Source records >>
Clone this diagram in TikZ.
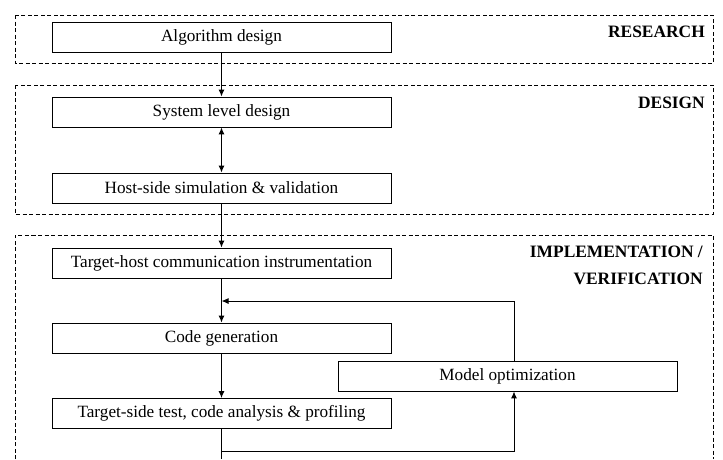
\documentclass[tikz,border=0pt]{standalone}
\usepackage{fontspec}
\setmainfont{Liberation Serif}
\usetikzlibrary{arrows.meta}

\begin{document}
\begin{tikzpicture}[x=1pt,y=-1pt,
    stage/.style={draw, line width=0.9pt, minimum width=339pt, minimum height=30pt, inner sep=0pt, font=\fontsize{17.2}{20}\selectfont},
    phase/.style={draw, line width=0.8pt, dash pattern=on 4pt off 2.5pt},
    title/.style={anchor=east, align=right, inner sep=0pt, font=\fontsize{17.4}{27}\selectfont\bfseries},
    flow/.style={line width=1pt, -{Latex[length=7pt,width=6pt]}}]
    %%%%% START %%%%%
    \useasboundingbox (0,0) rectangle (723,459);

    % phases
    \draw[phase] (15,15) rectangle (713,63);
    \draw[phase] (15,85) rectangle (713,214);
    \draw[phase] (15,459) -- (15,235) -- (713,235) -- (713,459);
    \node[title] (research) at (705,31.5) {RESEARCH};
    \node[title] (design) at (705,102.5) {DESIGN};
    \node[title] (impl) at (703,265) {IMPLEMENTATION /\\VERIFICATION};

    % steps
    \node[stage] (alg) at (221.5,37) {Algorithm design};
    \node[stage] (sys) at (221.5,112) {System level design};
    \node[stage] (host) at (221.5,188) {Host-side simulation \& validation};
    \node[stage] (comm) at (221.5,263) {Target-host communication instrumentation};
    \node[stage] (gen) at (221.5,338) {Code generation};
    \node[stage] (test) at (221.5,413.5) {Target-side test, code analysis \& profiling};
    \node[stage] (opt) at (507.5,376) {Model optimization};

    \coordinate (join) at (221.5,301);
    \coordinate (split) at (221.5,451);
    \coordinate (out) at (221.5,459);

    % arrows
    \draw[flow] (alg) -- (sys);
    \draw[flow, {Latex[length=7pt,width=6pt]}-{Latex[length=7pt,width=6pt]}] (sys) -- (host);
    \draw[flow] (host) -- (comm);
    \draw[flow] (comm) -- (gen);
    \draw[flow] (gen) -- (test);
    \draw[line width=1pt] (test) -- (out);
    \draw[flow] (split) -| ([xshift=6.5pt]opt.south);
    \draw[flow] ([xshift=6.5pt]opt.north) |- (join);
    %%%%% END %%%%%
\end{tikzpicture}
\end{document}
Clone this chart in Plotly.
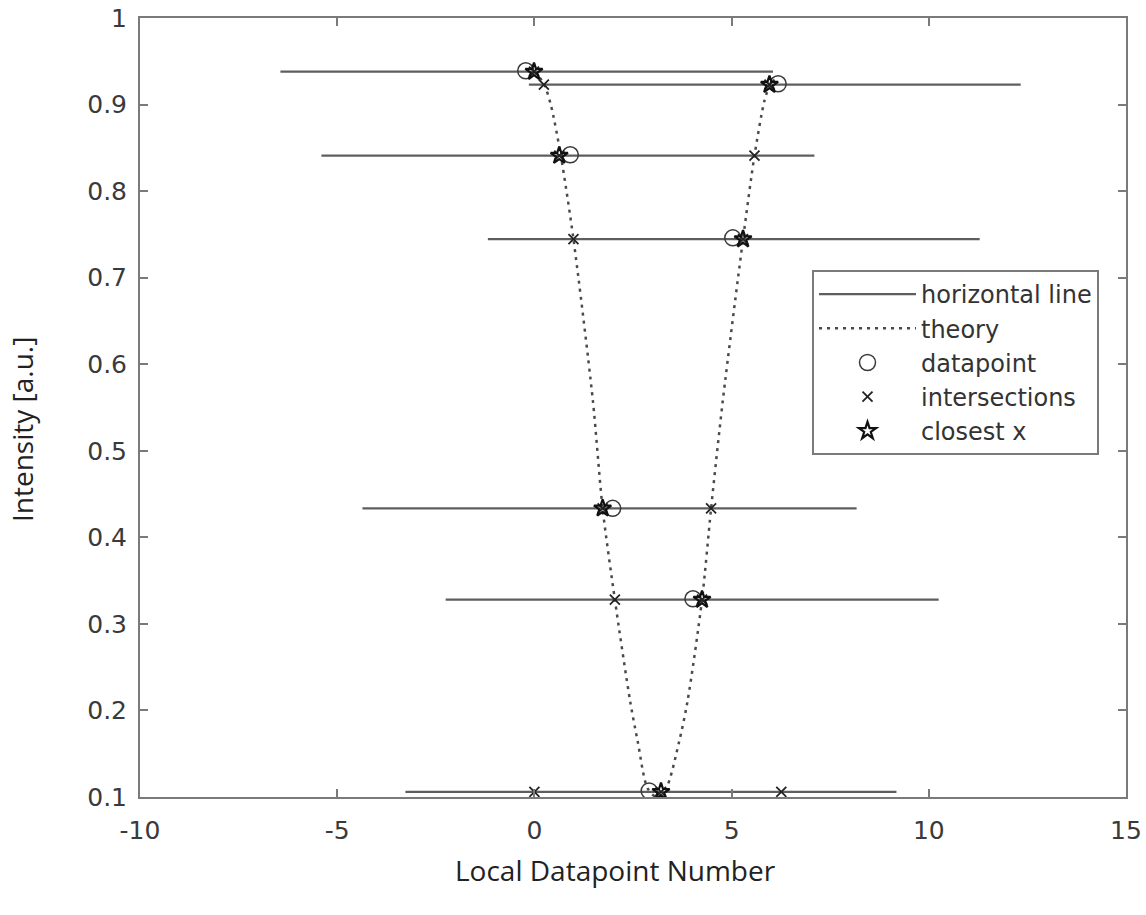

Objective >>
Write out the listing above again, exactly, but with no pictures in the copy.

Result for this exercise >>
Clone this diagram in TikZ.
\documentclass[tikz,border=0pt]{standalone}
\usepackage{fontspec}
\setmainfont{Liberation Serif}
\usetikzlibrary{arrows.meta}

\begin{document}
\begin{tikzpicture}[x=1pt,y=-1pt,
    stage/.style={draw, line width=0.9pt, minimum width=339pt, minimum height=30pt, inner sep=0pt, font=\fontsize{17.2}{20}\selectfont},
    phase/.style={draw, line width=0.8pt, dash pattern=on 4pt off 2.5pt},
    title/.style={anchor=east, align=right, inner sep=0pt, font=\fontsize{17.4}{27}\selectfont\bfseries},
    flow/.style={line width=1pt, -{Latex[length=7pt,width=6pt]}}]
    %%%%% START %%%%%
    \useasboundingbox (0,0) rectangle (723,459);

    % phases
    \draw[phase] (15,15) rectangle (713,63);
    \draw[phase] (15,85) rectangle (713,214);
    \draw[phase] (15,459) -- (15,235) -- (713,235) -- (713,459);
    \node[title] (research) at (705,31.5) {RESEARCH};
    \node[title] (design) at (705,102.5) {DESIGN};
    \node[title] (impl) at (703,265) {IMPLEMENTATION /\\VERIFICATION};

    % steps
    \node[stage] (alg) at (221.5,37) {Algorithm design};
    \node[stage] (sys) at (221.5,112) {System level design};
    \node[stage] (host) at (221.5,188) {Host-side simulation \& validation};
    \node[stage] (comm) at (221.5,263) {Target-host communication instrumentation};
    \node[stage] (gen) at (221.5,338) {Code generation};
    \node[stage] (test) at (221.5,413.5) {Target-side test, code analysis \& profiling};
    \node[stage] (opt) at (507.5,376) {Model optimization};

    \coordinate (join) at (221.5,301);
    \coordinate (split) at (221.5,451);
    \coordinate (out) at (221.5,459);

    % arrows
    \draw[flow] (alg) -- (sys);
    \draw[flow, {Latex[length=7pt,width=6pt]}-{Latex[length=7pt,width=6pt]}] (sys) -- (host);
    \draw[flow] (host) -- (comm);
    \draw[flow] (comm) -- (gen);
    \draw[flow] (gen) -- (test);
    \draw[line width=1pt] (test) -- (out);
    \draw[flow] (split) -| ([xshift=6.5pt]opt.south);
    \draw[flow] ([xshift=6.5pt]opt.north) |- (join);
    %%%%% END %%%%%
\end{tikzpicture}
\end{document}
Clone this chart in Plotly.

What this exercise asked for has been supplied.